== What the task requires ==
Take the material below and retype it in full; pictures are left out.

═════ Data excerpt

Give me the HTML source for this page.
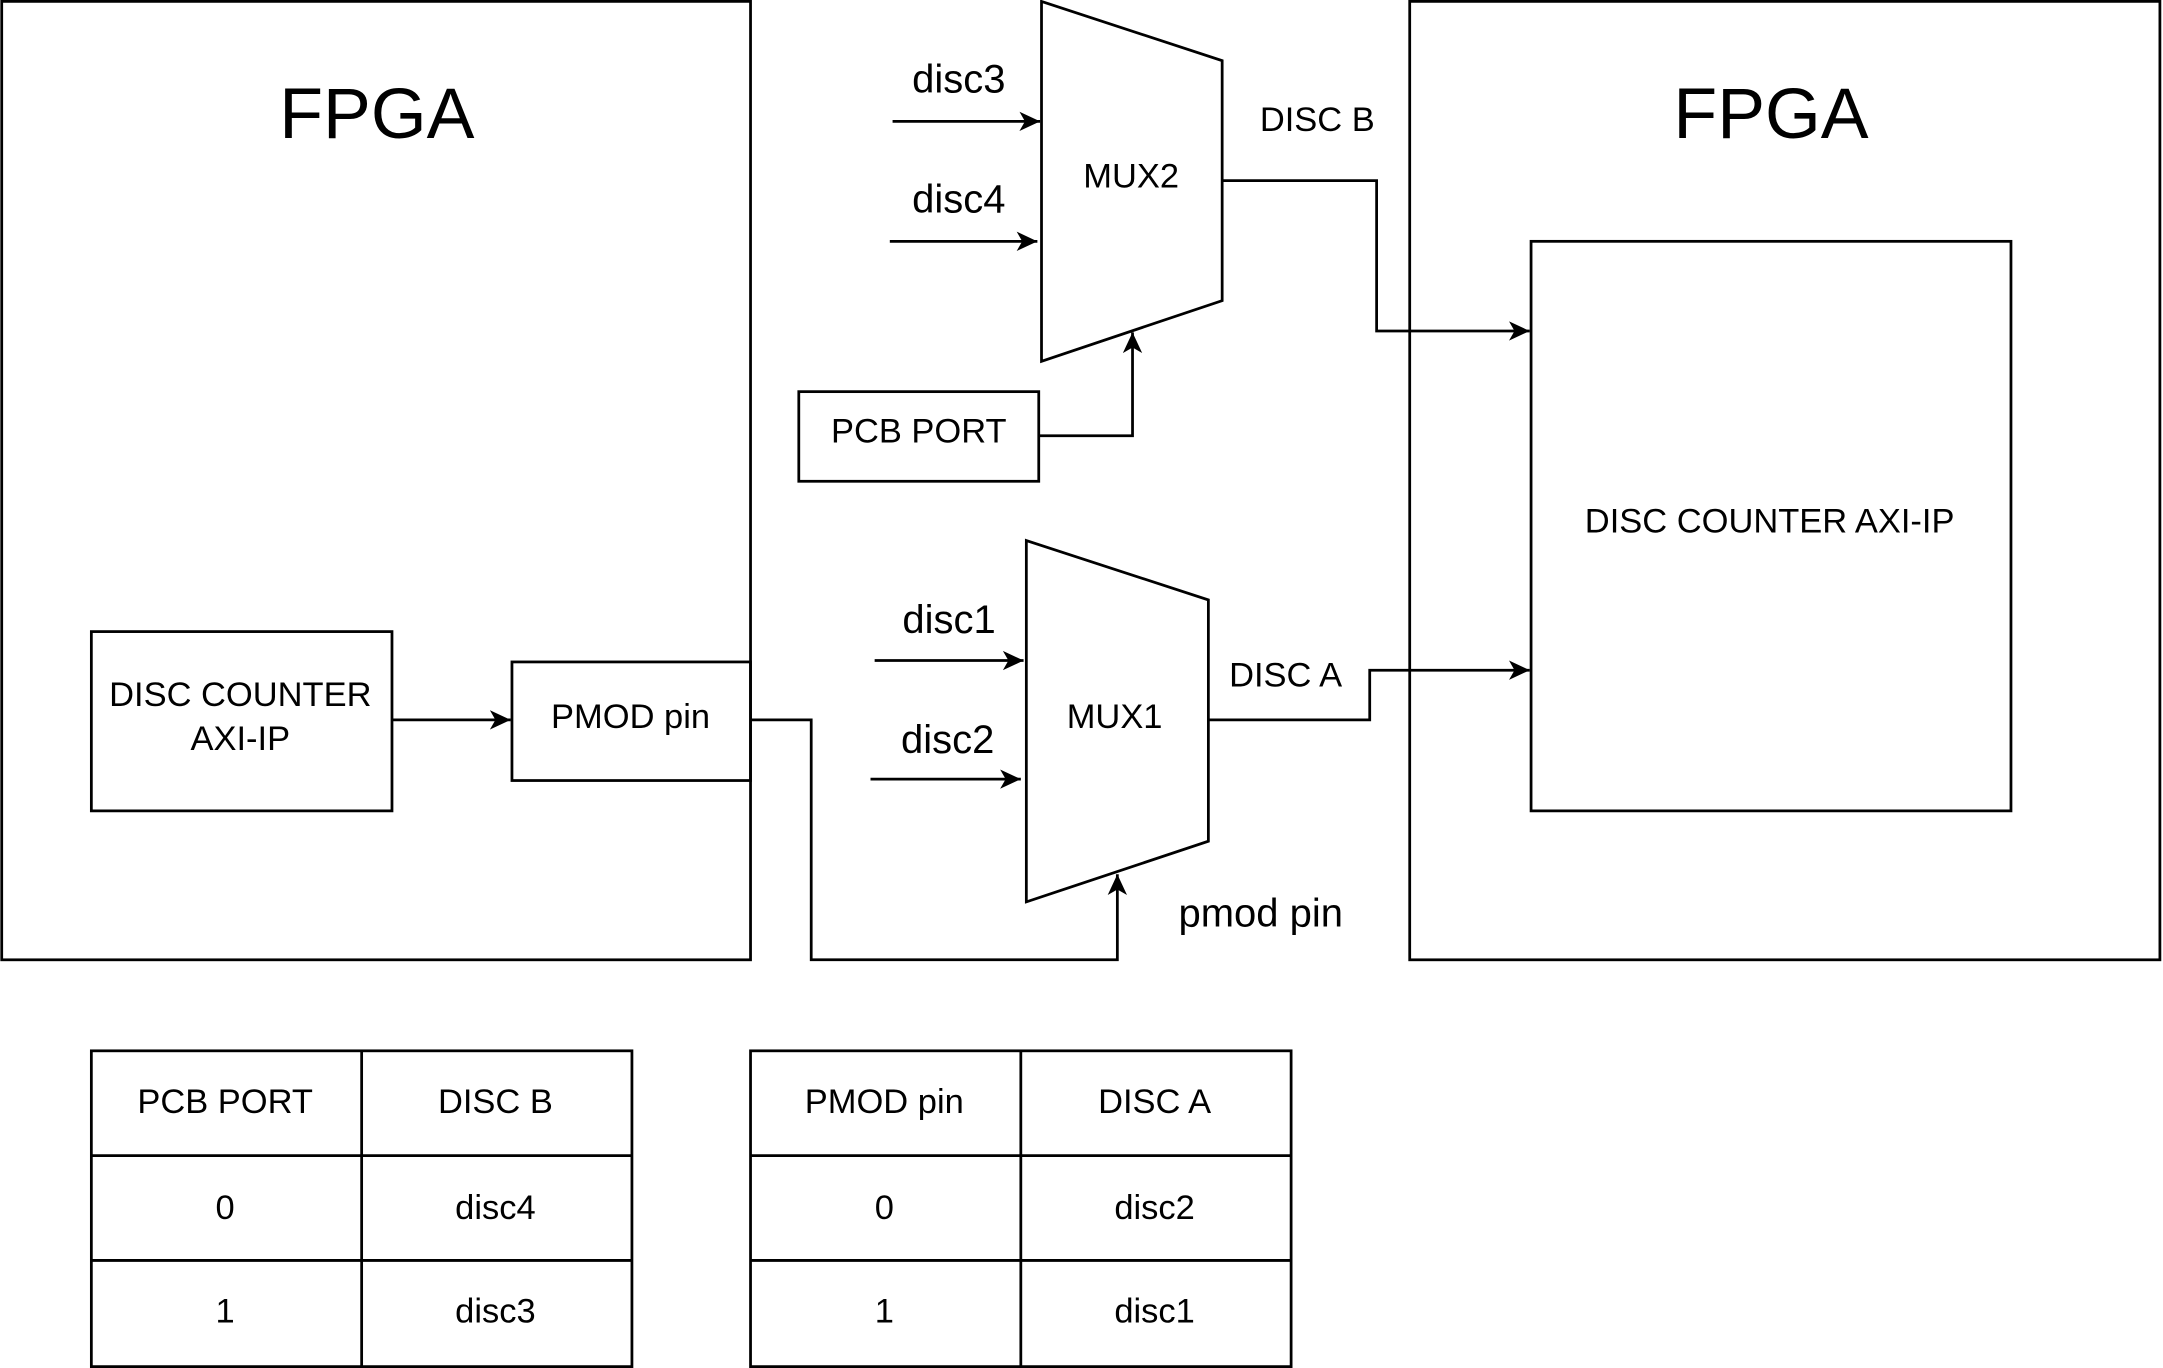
<!DOCTYPE html>
<html><head><meta charset="utf-8"><style>
html,body{margin:0;padding:0;background:#fff;}
svg{display:block;}
text{font-family:"Liberation Sans",Arial,sans-serif;fill:#000;}
</style></head><body>
<svg width="2163" height="1368" viewBox="0 0 1568 992" xmlns="http://www.w3.org/2000/svg">
<defs><marker id="a" markerWidth="16" markerHeight="16" refX="15" refY="7" orient="auto" markerUnits="userSpaceOnUse"><path d="M0,0 L15,7 L0,14 L4,7 Z" fill="#000"/></marker></defs>
<g fill="none" stroke="#000" stroke-width="2">
<rect x="1" y="1" width="543" height="695"/>
<rect x="1022" y="1" width="544" height="695"/>
<rect x="66" y="458" width="218" height="130"/>
<rect x="371" y="480" width="173" height="86"/>
<rect x="1110" y="175" width="348" height="413"/>
<rect x="579" y="284" width="174" height="65"/>
<polygon points="744,392 876,435 876,610 744,654"/>
<polygon points="755,1 886,44 886,218 755,262"/>
<line x1="284" y1="522" x2="370" y2="522" marker-end="url(#a)"/>
<polyline points="544,522 588,522 588,696 810,696 810,634" marker-end="url(#a)"/>
<line x1="634" y1="479" x2="742" y2="479" marker-end="url(#a)"/>
<line x1="631" y1="565" x2="740" y2="565" marker-end="url(#a)"/>
<polyline points="876,522 993,522 993,486 1109,486" marker-end="url(#a)"/>
<line x1="647" y1="88" x2="754" y2="88" marker-end="url(#a)"/>
<line x1="645" y1="175" x2="752" y2="175" marker-end="url(#a)"/>
<polyline points="886,131 998,131 998,240 1109,240" marker-end="url(#a)"/>
<polyline points="753,316 821,316 821,241" marker-end="url(#a)"/>
<rect x="66" y="762" width="392" height="229"/>
<line x1="262" y1="762" x2="262" y2="991"/>
<line x1="66" y1="838" x2="458" y2="838"/>
<line x1="66" y1="914" x2="458" y2="914"/>
<rect x="544" y="762" width="392" height="229"/>
<line x1="740" y1="762" x2="740" y2="991"/>
<line x1="544" y1="838" x2="936" y2="838"/>
<line x1="544" y1="914" x2="936" y2="914"/>
</g>
<g text-anchor="middle" font-size="25">
<text x="273" y="100" font-size="52">FPGA</text>
<text x="1284" y="100" font-size="52">FPGA</text>
<text x="174" y="512">DISC COUNTER</text>
<text x="174" y="544">AXI-IP</text>
<text x="457" y="528">PMOD pin</text>
<text x="808" y="528">MUX1</text>
<text x="820" y="136">MUX2</text>
<text x="666" y="321">PCB PORT</text>
<text x="1283" y="386">DISC COUNTER AXI-IP</text>
<text x="932" y="498">DISC A</text>
<text x="955" y="95">DISC B</text>
<text x="914" y="672" font-size="29">pmod pin</text>
<text x="688" y="459" font-size="29">disc1</text>
<text x="687" y="546" font-size="29">disc2</text>
<text x="695" y="67" font-size="29">disc3</text>
<text x="695" y="154" font-size="29">disc4</text>
<text x="163" y="807">PCB PORT</text>
<text x="359" y="807">DISC B</text>
<text x="163" y="884">0</text>
<text x="359" y="884">disc4</text>
<text x="163" y="959">1</text>
<text x="359" y="959">disc3</text>
<text x="641" y="807">PMOD pin</text>
<text x="837" y="807">DISC A</text>
<text x="641" y="884">0</text>
<text x="837" y="884">disc2</text>
<text x="641" y="959">1</text>
<text x="837" y="959">disc1</text>
</g>
</svg>
</body></html>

══════════

== Written reply ==
Give me the HTML source for this page.
<!DOCTYPE html>
<html><head><meta charset="utf-8"><style>
html,body{margin:0;padding:0;background:#fff;}
svg{display:block;}
text{font-family:"Liberation Sans",Arial,sans-serif;fill:#000;}
</style></head><body>
<svg width="2163" height="1368" viewBox="0 0 1568 992" xmlns="http://www.w3.org/2000/svg">
<defs><marker id="a" markerWidth="16" markerHeight="16" refX="15" refY="7" orient="auto" markerUnits="userSpaceOnUse"><path d="M0,0 L15,7 L0,14 L4,7 Z" fill="#000"/></marker></defs>
<g fill="none" stroke="#000" stroke-width="2">
<rect x="1" y="1" width="543" height="695"/>
<rect x="1022" y="1" width="544" height="695"/>
<rect x="66" y="458" width="218" height="130"/>
<rect x="371" y="480" width="173" height="86"/>
<rect x="1110" y="175" width="348" height="413"/>
<rect x="579" y="284" width="174" height="65"/>
<polygon points="744,392 876,435 876,610 744,654"/>
<polygon points="755,1 886,44 886,218 755,262"/>
<line x1="284" y1="522" x2="370" y2="522" marker-end="url(#a)"/>
<polyline points="544,522 588,522 588,696 810,696 810,634" marker-end="url(#a)"/>
<line x1="634" y1="479" x2="742" y2="479" marker-end="url(#a)"/>
<line x1="631" y1="565" x2="740" y2="565" marker-end="url(#a)"/>
<polyline points="876,522 993,522 993,486 1109,486" marker-end="url(#a)"/>
<line x1="647" y1="88" x2="754" y2="88" marker-end="url(#a)"/>
<line x1="645" y1="175" x2="752" y2="175" marker-end="url(#a)"/>
<polyline points="886,131 998,131 998,240 1109,240" marker-end="url(#a)"/>
<polyline points="753,316 821,316 821,241" marker-end="url(#a)"/>
<rect x="66" y="762" width="392" height="229"/>
<line x1="262" y1="762" x2="262" y2="991"/>
<line x1="66" y1="838" x2="458" y2="838"/>
<line x1="66" y1="914" x2="458" y2="914"/>
<rect x="544" y="762" width="392" height="229"/>
<line x1="740" y1="762" x2="740" y2="991"/>
<line x1="544" y1="838" x2="936" y2="838"/>
<line x1="544" y1="914" x2="936" y2="914"/>
</g>
<g text-anchor="middle" font-size="25">
<text x="273" y="100" font-size="52">FPGA</text>
<text x="1284" y="100" font-size="52">FPGA</text>
<text x="174" y="512">DISC COUNTER</text>
<text x="174" y="544">AXI-IP</text>
<text x="457" y="528">PMOD pin</text>
<text x="808" y="528">MUX1</text>
<text x="820" y="136">MUX2</text>
<text x="666" y="321">PCB PORT</text>
<text x="1283" y="386">DISC COUNTER AXI-IP</text>
<text x="932" y="498">DISC A</text>
<text x="955" y="95">DISC B</text>
<text x="914" y="672" font-size="29">pmod pin</text>
<text x="688" y="459" font-size="29">disc1</text>
<text x="687" y="546" font-size="29">disc2</text>
<text x="695" y="67" font-size="29">disc3</text>
<text x="695" y="154" font-size="29">disc4</text>
<text x="163" y="807">PCB PORT</text>
<text x="359" y="807">DISC B</text>
<text x="163" y="884">0</text>
<text x="359" y="884">disc4</text>
<text x="163" y="959">1</text>
<text x="359" y="959">disc3</text>
<text x="641" y="807">PMOD pin</text>
<text x="837" y="807">DISC A</text>
<text x="641" y="884">0</text>
<text x="837" y="884">disc2</text>
<text x="641" y="959">1</text>
<text x="837" y="959">disc1</text>
</g>
</svg>
</body></html>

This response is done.